**Work to be completed**
Extract the lines up to and including the one that contains "0.3788, 0.3584, 0.3403, 0.3243, 0.3100, 0.2971, 0.2853, 0.2747]", starting with the first line of the entries below, and omit the pictures.

Rows from a dataset of charts and code
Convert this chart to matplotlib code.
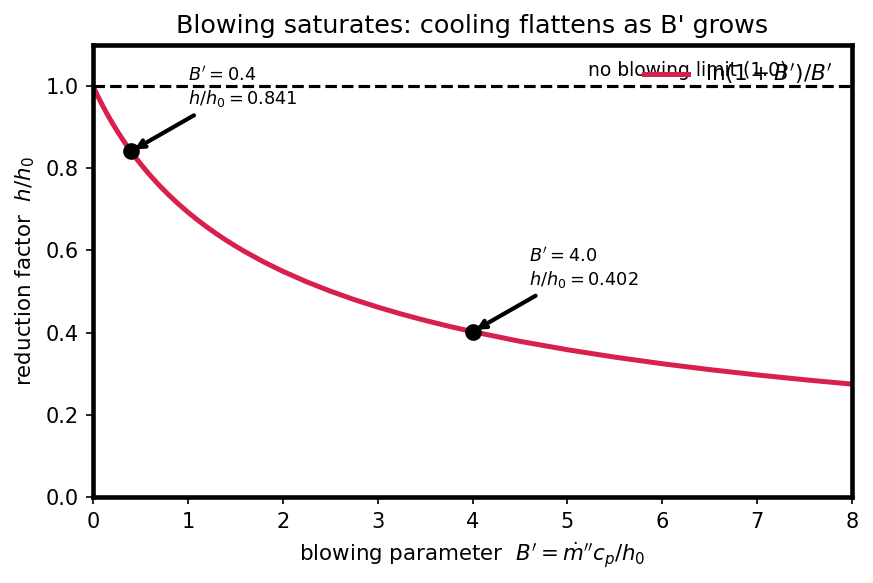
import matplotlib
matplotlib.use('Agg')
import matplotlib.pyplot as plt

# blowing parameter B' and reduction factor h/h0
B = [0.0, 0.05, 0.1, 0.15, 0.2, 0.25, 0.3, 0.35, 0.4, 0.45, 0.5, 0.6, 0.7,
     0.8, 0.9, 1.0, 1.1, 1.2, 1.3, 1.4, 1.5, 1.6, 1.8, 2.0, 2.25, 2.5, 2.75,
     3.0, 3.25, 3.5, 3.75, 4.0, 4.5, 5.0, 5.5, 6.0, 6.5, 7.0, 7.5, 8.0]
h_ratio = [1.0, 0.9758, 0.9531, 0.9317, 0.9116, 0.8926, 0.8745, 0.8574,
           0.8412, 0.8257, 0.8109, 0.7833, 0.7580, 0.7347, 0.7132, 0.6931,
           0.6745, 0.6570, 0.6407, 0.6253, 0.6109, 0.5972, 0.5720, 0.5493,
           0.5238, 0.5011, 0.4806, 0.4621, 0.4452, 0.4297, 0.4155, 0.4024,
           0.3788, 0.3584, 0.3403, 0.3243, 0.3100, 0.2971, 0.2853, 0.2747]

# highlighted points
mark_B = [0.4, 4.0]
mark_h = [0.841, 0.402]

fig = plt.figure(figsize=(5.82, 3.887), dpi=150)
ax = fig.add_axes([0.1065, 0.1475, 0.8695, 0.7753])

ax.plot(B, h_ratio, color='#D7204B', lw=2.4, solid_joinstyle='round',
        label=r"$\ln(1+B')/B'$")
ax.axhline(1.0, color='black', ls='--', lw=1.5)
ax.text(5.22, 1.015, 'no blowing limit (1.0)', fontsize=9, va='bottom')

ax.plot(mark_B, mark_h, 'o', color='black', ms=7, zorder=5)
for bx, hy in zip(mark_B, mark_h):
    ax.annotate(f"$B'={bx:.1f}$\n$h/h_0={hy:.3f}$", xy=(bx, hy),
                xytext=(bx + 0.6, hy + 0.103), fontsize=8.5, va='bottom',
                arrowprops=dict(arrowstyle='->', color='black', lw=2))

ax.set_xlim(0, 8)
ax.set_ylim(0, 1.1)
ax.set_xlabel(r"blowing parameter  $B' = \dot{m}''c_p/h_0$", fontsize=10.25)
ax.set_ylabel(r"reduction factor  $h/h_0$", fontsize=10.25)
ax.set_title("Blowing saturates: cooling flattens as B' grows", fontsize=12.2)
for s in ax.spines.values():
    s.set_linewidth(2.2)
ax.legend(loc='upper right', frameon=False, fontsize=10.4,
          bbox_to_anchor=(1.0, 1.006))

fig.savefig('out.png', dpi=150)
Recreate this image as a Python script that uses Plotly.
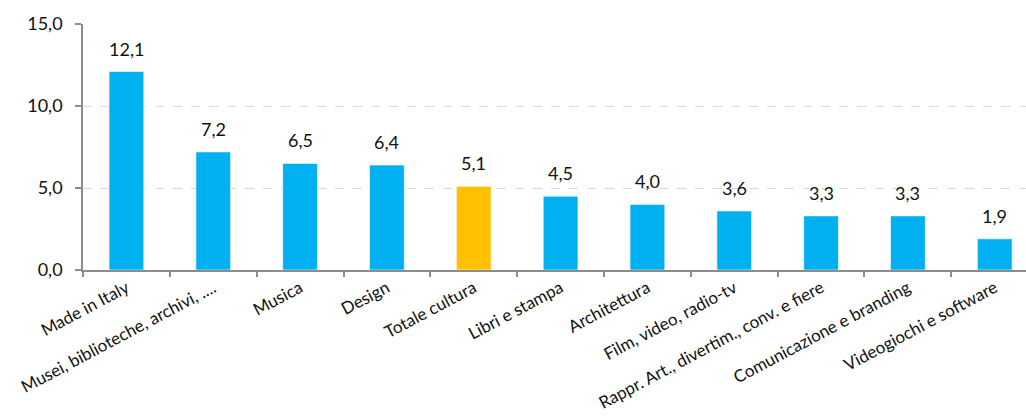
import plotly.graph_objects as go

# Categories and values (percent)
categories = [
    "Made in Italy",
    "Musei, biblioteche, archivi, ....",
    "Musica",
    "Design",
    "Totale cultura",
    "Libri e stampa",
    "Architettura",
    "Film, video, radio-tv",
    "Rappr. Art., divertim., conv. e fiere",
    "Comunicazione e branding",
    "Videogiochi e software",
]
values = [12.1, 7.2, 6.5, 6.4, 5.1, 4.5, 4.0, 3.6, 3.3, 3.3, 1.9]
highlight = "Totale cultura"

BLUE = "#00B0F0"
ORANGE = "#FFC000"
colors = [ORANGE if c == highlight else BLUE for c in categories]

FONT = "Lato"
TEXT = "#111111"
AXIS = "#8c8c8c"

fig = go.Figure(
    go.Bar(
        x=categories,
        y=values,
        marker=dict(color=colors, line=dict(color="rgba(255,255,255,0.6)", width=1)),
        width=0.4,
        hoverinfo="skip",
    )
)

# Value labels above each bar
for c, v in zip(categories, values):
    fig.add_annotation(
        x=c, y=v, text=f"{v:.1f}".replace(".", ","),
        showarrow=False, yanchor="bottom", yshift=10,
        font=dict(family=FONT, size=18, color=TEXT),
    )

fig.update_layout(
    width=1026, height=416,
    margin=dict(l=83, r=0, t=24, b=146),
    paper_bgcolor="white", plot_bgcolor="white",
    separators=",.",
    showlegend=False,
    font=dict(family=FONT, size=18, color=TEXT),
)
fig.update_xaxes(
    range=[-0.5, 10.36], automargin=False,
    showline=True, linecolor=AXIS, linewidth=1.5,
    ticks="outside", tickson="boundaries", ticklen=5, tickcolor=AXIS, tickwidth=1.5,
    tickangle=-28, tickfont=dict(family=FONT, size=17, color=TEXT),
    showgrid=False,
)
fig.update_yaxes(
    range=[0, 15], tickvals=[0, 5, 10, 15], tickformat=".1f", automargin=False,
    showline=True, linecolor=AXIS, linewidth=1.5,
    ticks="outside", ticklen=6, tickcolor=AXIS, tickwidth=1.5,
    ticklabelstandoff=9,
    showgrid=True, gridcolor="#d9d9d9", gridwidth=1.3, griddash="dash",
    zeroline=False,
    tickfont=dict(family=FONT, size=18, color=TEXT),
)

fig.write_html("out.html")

**Result**
Convert this chart to matplotlib code.
import matplotlib
matplotlib.use('Agg')
import matplotlib.pyplot as plt

# blowing parameter B' and reduction factor h/h0
B = [0.0, 0.05, 0.1, 0.15, 0.2, 0.25, 0.3, 0.35, 0.4, 0.45, 0.5, 0.6, 0.7,
     0.8, 0.9, 1.0, 1.1, 1.2, 1.3, 1.4, 1.5, 1.6, 1.8, 2.0, 2.25, 2.5, 2.75,
     3.0, 3.25, 3.5, 3.75, 4.0, 4.5, 5.0, 5.5, 6.0, 6.5, 7.0, 7.5, 8.0]
h_ratio = [1.0, 0.9758, 0.9531, 0.9317, 0.9116, 0.8926, 0.8745, 0.8574,
           0.8412, 0.8257, 0.8109, 0.7833, 0.7580, 0.7347, 0.7132, 0.6931,
           0.6745, 0.6570, 0.6407, 0.6253, 0.6109, 0.5972, 0.5720, 0.5493,
           0.5238, 0.5011, 0.4806, 0.4621, 0.4452, 0.4297, 0.4155, 0.4024,
           0.3788, 0.3584, 0.3403, 0.3243, 0.3100, 0.2971, 0.2853, 0.2747]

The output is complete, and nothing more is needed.